Por esta razão, aquele que foi recompensado com a luz da Torá e não deixa sair um segredo, ou seja, a fé que tinha antes não sai dele e ele continua a caminhar de maneira secreta, é equiparável aos setenta do Sinédrio. Pela qualidade da fé que cresce nele, ele torna-se semelhante ao Sinédrio.
Embora fossem considerados “os olhos da congregação”, pois foram recompensados com a sabedoria da Torá, ainda assim mantinham-se na qualidade da fé. Portanto, a pessoa que foi recompensada com o vinho da Torá e não deixa sair o segredo, e permanece com a sua visão de continuar a caminhar de maneira secreta, embora agora tenha revelação e realização espiritual, é como os setenta do Sinédrio.
Este é o significado de “O vinho foi dado em setenta letras, e um segredo foi dado em setenta; quando o vinho entra, um segredo sai”, pois em cada coisa há Panim [face/anterior] e Achoraim [costas/posterior], que são considerados como luz e Kli [vaso]. Ou seja, a qualidade completa da luz deve estar implícita no Kli, pois o Kli é o instrumento que será capaz de atrair a luz dentro dele.

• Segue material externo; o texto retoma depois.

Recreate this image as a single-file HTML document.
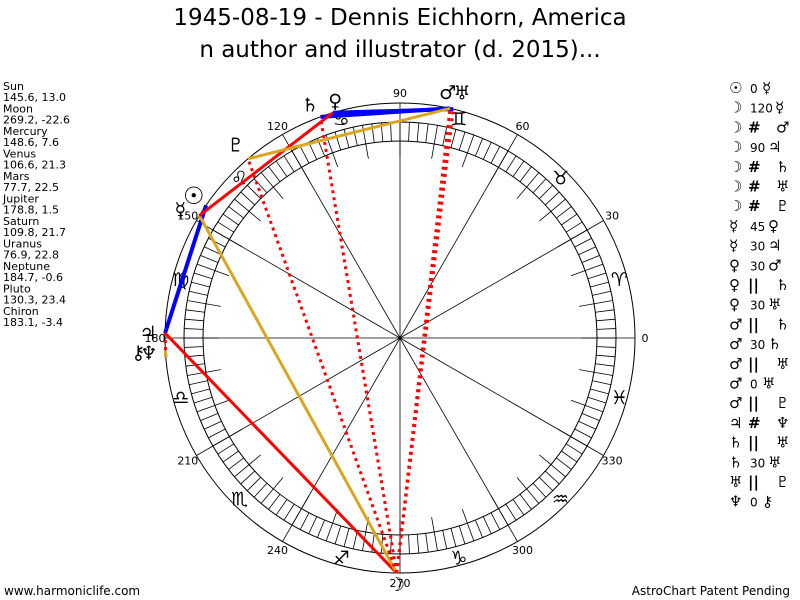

É por isso que é chamado “setenta”, como em “setenta faces da Torá”, o que significa que, quando ele trabalha de maneira “secreta”, que é a fé, deve imaginar e retratar para si próprio que servirá o Criador com o mesmo vigor como se tivesse sido recompensado com o vinho da Torá, chamado “setenta faces da Torá”. “Olho” implica saber, e ver com o intelecto é chamado “os olhos da congregação”, referindo-se aos sábios da congregação.
Quando ele se mantém desta maneira, mesmo quando tem um lugar para receber visão e realização espiritual, é equiparável ao Sinédrio.
Isto é semelhante a alguém que acredita no Criador, que Ele ouve a oração, embora todos os dias, quando ora e não vê que o Criador ouve a oração, ainda assim acredita que o Criador ouve a oração. Mas quando é recompensado com o Criador respondendo a todos os seus pedidos, ele já não precisa de acreditar que o Criador ouve uma oração, pois vê com os seus próprios olhos que o Criador lhe está a dar o que ele quer.
Portanto, o lugar onde ele deve acreditar é chamado “um segredo”, e o lugar da revelação é chamado “o vinho da Torá”. O homem deve fortalecer-se na fé mesmo num lugar onde pode receber a revelação de que o Criador ouve uma oração.